Regardless of terminology, genocide has always been a practice of war. Where the scholars differ is which incidents to apply these terms to. This is where the politicians have been stepping in, choosing to bypass the academic process by presenting their own conclusions based on self-serving interests rather than objective research.
Indeed, lobbies and politicians have been using international law to their advantage in labelling the incidents of 1915 a "genocide," but sociologists and historians like Mohammad Hassan Kakar have criticised the UN Convention for being too restricted.

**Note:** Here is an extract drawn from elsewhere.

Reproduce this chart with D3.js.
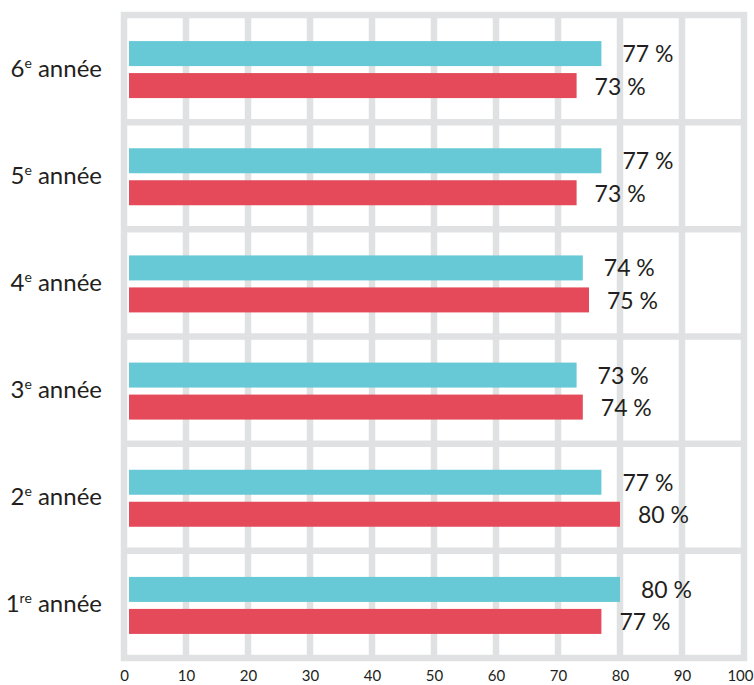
<!DOCTYPE html>
<html>
<head>
<meta charset="utf-8">
<script src="https://cdn.jsdelivr.net/npm/d3@7"></script>
<style>
  body { margin: 0; background: #fff; }
  text { font-family: Lato, "Liberation Sans", sans-serif; fill: #231f20; }
</style>
</head>
<body>
<svg class="chart"></svg>
<script>
// grades, top to bottom
var grades = ["6", "5", "4", "3", "2", "1"];
var gradeSup = ["e", "e", "e", "e", "e", "re"];
var seriesTop = [77, 77, 74, 73, 77, 80];    // cyan bars
var seriesBottom = [73, 73, 75, 74, 80, 77]; // red bars
var ticks = [0, 10, 20, 30, 40, 50, 60, 70, 80, 90, 100];

var width = 754;
var height = 685;
var barH = 25;
var barGap = 7;

var svg = d3.select(".chart")
    .attr("width", width)
    .attr("height", height);

var x = d3.scaleLinear()
    .domain([0, 100])
    .range([124, 744]);

var y = d3.scaleBand()
    .domain(grades)
    .range([15, 658]);

var gridColor = "#e0e1e3";

// vertical grid
svg.append("g")
    .selectAll("line")
    .data(ticks)
    .enter().append("line")
    .attr("x1", function(d) { return x(d); })
    .attr("x2", function(d) { return x(d); })
    .attr("y1", y.range()[0] - 3)
    .attr("y2", y.range()[1] + 3)
    .attr("stroke", gridColor)
    .attr("stroke-width", 6.5);

// horizontal grid (band edges)
var edges = grades.map(function(g) { return y(g); }).concat([y.range()[1]]);
svg.append("g")
    .selectAll("line")
    .data(edges)
    .enter().append("line")
    .attr("x1", x(0) - 3)
    .attr("x2", x(100) + 3)
    .attr("y1", function(d) { return d; })
    .attr("y2", function(d) { return d; })
    .attr("stroke", gridColor)
    .attr("stroke-width", 6.5);

var rows = grades.map(function(g, i) {
    return { grade: g, sup: gradeSup[i], top: seriesTop[i], bottom: seriesBottom[i] };
});

var row = svg.append("g")
    .selectAll("g")
    .data(rows)
    .enter().append("g")
    .attr("transform", function(d) {
        return "translate(0," + (y(d.grade) + y.bandwidth() / 2 + 1) + ")";
    });

row.append("rect")
    .attr("x", x(0) + 5)
    .attr("y", -barH - barGap / 2)
    .attr("width", function(d) { return x(d.top) - x(0) - 5; })
    .attr("height", barH)
    .attr("fill", "#68c9d6");

row.append("rect")
    .attr("x", x(0) + 5)
    .attr("y", barGap / 2)
    .attr("width", function(d) { return x(d.bottom) - x(0) - 5; })
    .attr("height", barH)
    .attr("fill", "#e44a59");

row.append("text")
    .attr("x", function(d) { return x(d.top) + 21; })
    .attr("y", -barH / 2 - barGap / 2 + 8.5)
    .style("font-size", "23px")
    .text(function(d) { return d.top + " %"; });

row.append("text")
    .attr("x", function(d) { return x(d.bottom) + 18; })
    .attr("y", barH / 2 + barGap / 2 + 9)
    .style("font-size", "23px")
    .text(function(d) { return d.bottom + " %"; });

// category labels with superscript
var lab = row.append("text")
    .attr("x", 102)
    .attr("y", 7)
    .attr("text-anchor", "end")
    .style("font-size", "24px");
lab.append("tspan").text(function(d) { return d.grade; });
lab.append("tspan")
    .attr("dy", -9)
    .style("font-size", "14px")
    .text(function(d) { return d.sup; });
lab.append("tspan")
    .attr("dy", 9)
    .text(" année");

// x axis labels
var axis = svg.append("g")
    .attr("transform", "translate(0,670)")
    .call(d3.axisBottom(x).tickValues(ticks).tickSize(0).tickPadding(0));
axis.select(".domain").remove();
axis.selectAll("text")
    .attr("dy", "0.75em")
    .style("font-family", "Lato, 'Liberation Sans', sans-serif")
    .style("font-size", "15px")
    .style("fill", "#231f20");
// keep the last label inside the frame
axis.selectAll("text")
    .filter(function(d) { return d === 100; })
    .attr("text-anchor", "end")
    .attr("x", 9);
</script>
</body>
</html>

Typical understandings of the Convention suggest the perpetrator of a genocide is usually a state and/or its agents. Intent to commit genocide is also a key component in the crime. The perpetrator usually defines the victim of the genocide. To qualify as a genocide, a substantial part of the targeted group needs to have suffered.
An elderly Bosnian woman mourns at the grave of her relative at the Potocari Memorial Center near the eastern Bosnian town of Srebrenica.
However, this presents a number of problems. If a substantial proportion of a targeted group is subjected to a series of massacres on multiple fronts by different actors, the states responsible can each individually deny committing genocide by limiting their role in the crime to small-scale incidents, even if the overall consequences suffered by the target group resemble a genocide.
Perpetrators can also deny intent to commit genocide if there is no way to prove that the massacres were coordinated with other groups.
For example, throughout most of the 19th century and the beginning of the 20th century, the Ottoman Empire was being attacked on many fronts by Greeks, Bulgarians, Serbs, Romanians, Croats, Armenians and Russians. Hundreds of thousands of Turks were killed and displaced, but as the perpetrators were numerous and attacks were seemingly uncoordinated, it would be difficult to make accusations of genocide unless the identity of the perpetrators can be unified.
Furthermore, the overall damage inflicted on the targeted group can be downgraded if the perpetrator divides the identity of the victim into various sub-groups. Turks could still claim to have been victims of genocide at the hands of a united enemy, but if they are unable to prove in the international arena that Turks who were killed in Greece, the Balkans, the Caucasus and Cyprus are indeed one and the same, they would find it difficult to establish their case.
Again, if the targeted group is unable to prove affiliation with the victims of genocide, they cannot argue that a substantial part of their group has suffered.
The definition of "substantial" is also open to debate. If 100 members of a tribe consisting of 300 people are killed, amounting to a third of the population, this act could be considered a genocide. But if 1,000 individuals in a nation of 3 million are killed, it is more likely the incident will be called a massacre.
The issue of time is also not addressed in the Convention, so while the death of a million people in the space of a year can be considered a genocide, the death of an entire nation over the period of a century could go completely unnoticed.